Justices Thomas, Barrett, Jackson, and Alito quickly pointed out that the Court rephrased the question presented and did not ask for arguments regarding the merits of the discovery rule itself. Justice Barrett emphasized that Warner's cert petition even acknowledged that there was no split between the circuit courts as to the existence of a discovery rule and that the split, if any, existed between the Second, Ninth, and Eleventh Circuits as to whether a copyright plaintiff may recover damages for acts that occurred more than three years prior to filing suit. Justice Jackson further stated that the Court was very specific and took off the table the merits of the scope of the discovery rule. Justice Alito was concerned that the Court is being asked to decide a question that may be eliminated as a result of a subsequent decision in Hearst Newspapers, L.L.C. v. Antonio Martinelli, a case from the Fifth Circuit in which the alleged copyright infringer is seeking Supreme Court review of whether the discovery rule even arises in copyright claims.

Justices Sotomayor and Jackson also took issue with the statutory language on which Warner attempted to rely. As Justice Sotomayor said:

The damages section speaks about damages. The statute of limitations speaks about a time period to file the complaint. You're automatically tying the two.

And Justice Jackson inquired into how the three-year statute of limitations established in Section 507 is somehow "transported" into the consideration of damages. Justice Jackson further pointed out that she does not see in the statute Warner's position that a plaintiff may not receive damages for acts that occurred more than three years prior to filing suit.

Counsel for Nealy also made three points to support Nealy's argument that his claims are not time-barred and, thus, the Eleventh Circuit's decision should be affirmed. First, the question of whether a discovery rule is applicable in copyright infringement cases is not properly before the Supreme Court and should not be decided. Second, focusing on the question presented, the Supreme Court should adopt the majority rule applied by the Eleventh and Ninth Circuits and reject the Second Circuit's minority rule. The majority rule holds that each act of infringement gives rise to a separate claim, each claim accrues when it is or should have been discovered, each claim is timely if brought within three years of when it accrued, and damages are available (without time limitation) for all timely claims. Third, the Second Circuit's minority rule is incorrect because the Copyright Act has no separate damages bar. The Second Circuit's rule misreads the Supreme Court's Petrella decision, ignores decades of congressional amendments to the Copyright Act (in which Congress could have amended Section 507(b) to add a damages bar), and contravenes the historical purposes of copyright law and remedies.

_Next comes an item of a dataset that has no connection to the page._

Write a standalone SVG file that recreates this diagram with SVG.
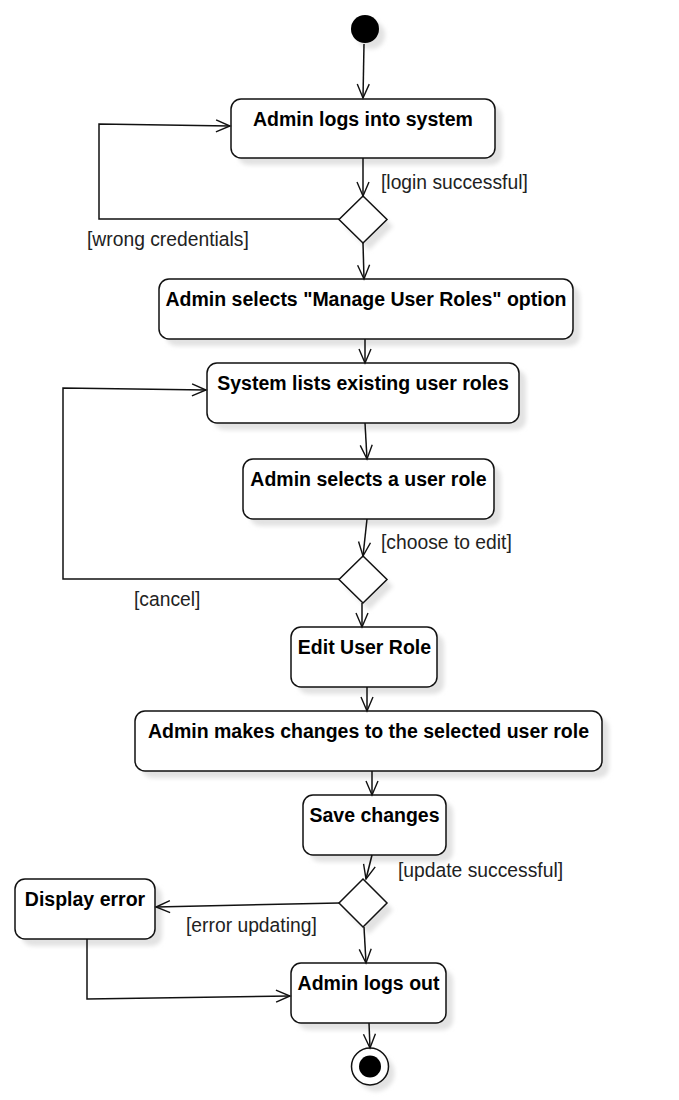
<svg xmlns="http://www.w3.org/2000/svg" width="679" height="1100" viewBox="0 0 679 1100">
<defs>
<style>
.node rect.box{fill:#fff;stroke:#111;stroke-width:1.5}
.sh{fill:#e2e2e2;filter:url(#blur)}
.t{font-family:"Liberation Sans",Arial,sans-serif;font-weight:bold;font-size:19.5px;fill:#000;text-anchor:middle}
.lbl{font-family:"Liberation Sans",Arial,sans-serif;font-size:19.3px;fill:#222}
.dia{fill:#fff;stroke:#111;stroke-width:1.5}
#connectors path{fill:none;stroke:#111;stroke-width:1.5;marker-end:url(#arr)}
</style>
<filter id="blur" x="-20%" y="-20%" width="140%" height="140%"><feGaussianBlur stdDeviation="2"/></filter>
<marker id="arr" markerUnits="userSpaceOnUse" markerWidth="18" markerHeight="16" refX="15" refY="7" orient="auto">
<path d="M1,1 L15,7 L1,13" fill="none" stroke="#111" stroke-width="1.4"/>
</marker>
</defs>
<rect width="679" height="1100" fill="#fff"/>

<g id="start">
<circle class="sh" cx="371" cy="35" r="14"/>
<circle cx="365" cy="29" r="14" fill="#000"/>
</g>

<g id="n1" class="node">
<rect class="sh" x="238" y="106" width="264" height="59" rx="10"/>
<rect class="box" x="231" y="99" width="264" height="59" rx="10"/>
<text class="t" x="363" y="126">Admin logs into system</text>
</g>

<g id="d1">
<polygon class="sh" points="369,203 393,226.5 369,250 345,226.5"/>
<polygon class="dia" points="363,196 387,219.5 363,243 339,219.5"/>
</g>

<g id="n2" class="node">
<rect class="sh" x="166" y="286" width="414" height="60" rx="10"/>
<rect class="box" x="159" y="279" width="414" height="60" rx="10"/>
<text class="t" x="366" y="306">Admin selects "Manage User Roles" option</text>
</g>

<g id="n3" class="node">
<rect class="sh" x="214" y="370" width="312" height="60" rx="10"/>
<rect class="box" x="207" y="363" width="312" height="60" rx="10"/>
<text class="t" x="363" y="390">System lists existing user roles</text>
</g>

<g id="n4" class="node">
<rect class="sh" x="250" y="466" width="251" height="60" rx="10"/>
<rect class="box" x="243" y="459" width="251" height="60" rx="10"/>
<text class="t" x="368.5" y="486">Admin selects a user role</text>
</g>

<g id="d2">
<polygon class="sh" points="369,563 393,586.5 369,610 345,586.5"/>
<polygon class="dia" points="363,556 387,579.5 363,603 339,579.5"/>
</g>

<g id="n5" class="node">
<rect class="sh" x="298" y="634" width="146" height="60" rx="10"/>
<rect class="box" x="291" y="627" width="146" height="60" rx="10"/>
<text class="t" x="364.5" y="654">Edit User Role</text>
</g>

<g id="n6" class="node">
<rect class="sh" x="142" y="718" width="467" height="60" rx="10"/>
<rect class="box" x="135" y="711" width="467" height="60" rx="10"/>
<text class="t" x="368.5" y="738">Admin makes changes to the selected user role</text>
</g>

<g id="n7" class="node">
<rect class="sh" x="310" y="802" width="143" height="60" rx="10"/>
<rect class="box" x="303" y="795" width="143" height="60" rx="10"/>
<text class="t" x="374.5" y="822">Save changes</text>
</g>

<g id="d3">
<polygon class="sh" points="369,886 393,910 369,934 345,910"/>
<polygon class="dia" points="363,879 387,903 363,927 339,903"/>
</g>

<g id="n8" class="node">
<rect class="sh" x="22" y="886" width="140" height="60" rx="10"/>
<rect class="box" x="15" y="879" width="140" height="60" rx="10"/>
<text class="t" x="85" y="906">Display error</text>
</g>

<g id="n9" class="node">
<rect class="sh" x="298" y="970" width="155" height="60" rx="10"/>
<rect class="box" x="291" y="963" width="155" height="60" rx="10"/>
<text class="t" x="368.5" y="990">Admin logs out</text>
</g>

<g id="end">
<circle class="sh" cx="376" cy="1073" r="18.5"/>
<circle cx="370" cy="1066.5" r="18.5" fill="#fff" stroke="#111" stroke-width="1.5"/>
<circle cx="370" cy="1066.5" r="11" fill="#000"/>
</g>

<g id="connectors">
<path d="M364,44 L363,98"/>
<path d="M363,158 L363,196"/>
<path d="M339,219 L99,219 L99,124 L230,126"/>
<path d="M363,243 L364,279"/>
<path d="M365,339 L365,363"/>
<path d="M365,423 L367,459"/>
<path d="M367,519 L363,556"/>
<path d="M339,579 L63,579 L63,388 L206,390"/>
<path d="M362,603 L362,627"/>
<path d="M367,687 L367,711"/>
<path d="M372,771 L372,795"/>
<path d="M372,855 L366,879"/>
<path d="M339,903 L156,907"/>
<path d="M364,927 L366,963"/>
<path d="M87,939 L87,999 L290,996"/>
<path d="M369,1023 L370,1048"/>
</g>

<g id="labels">
<text class="lbl" x="381" y="189">[login successful]</text>
<text class="lbl" x="87" y="246">[wrong credentials]</text>
<text class="lbl" x="381" y="549">[choose to edit]</text>
<text class="lbl" x="134" y="606">[cancel]</text>
<text class="lbl" x="398" y="877">[update successful]</text>
<text class="lbl" x="186" y="932">[error updating]</text>
</g>
</svg>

Justice Jackson questioned counsel for Nealy on whether the Court should dismiss the case. Counsel for Nealy replied that either path is viable: the Court could dismiss the case or affirm the Eleventh Circuit's decision and resolve the current circuit split. Justice Kagan asked counsel what "mischief" the Second Circuit's decision is causing, and counsel replied that it is leading parties to forum-shop to find a friendlier forum depending on the facts of a given case. And Justice Kavanaugh asked counsel whether, if the Second Circuit "hadn't gone the other way and hadn't gone off the path, none of this would be cert worthy is [counsel's] view," to which counsel answered yes.

Takeaways

The Court may dismiss this case as improvidently granted if it grants cert for Hearst Newspapers. In any event, whether in Nealy or in Hearst, the Court is likely to provide litigants with guidance regarding whether the "discovery rule" allows plaintiffs to sue more than three years after infringement began, as long as they file within three years of when they reasonably discovered the claim—and, if so, whether they can then collect damages reaching back to when infringement began.

The case is Warner Chappell Music, Inc. v. Nealy, No. 22-1078 (date argued Feb. 21, 2024).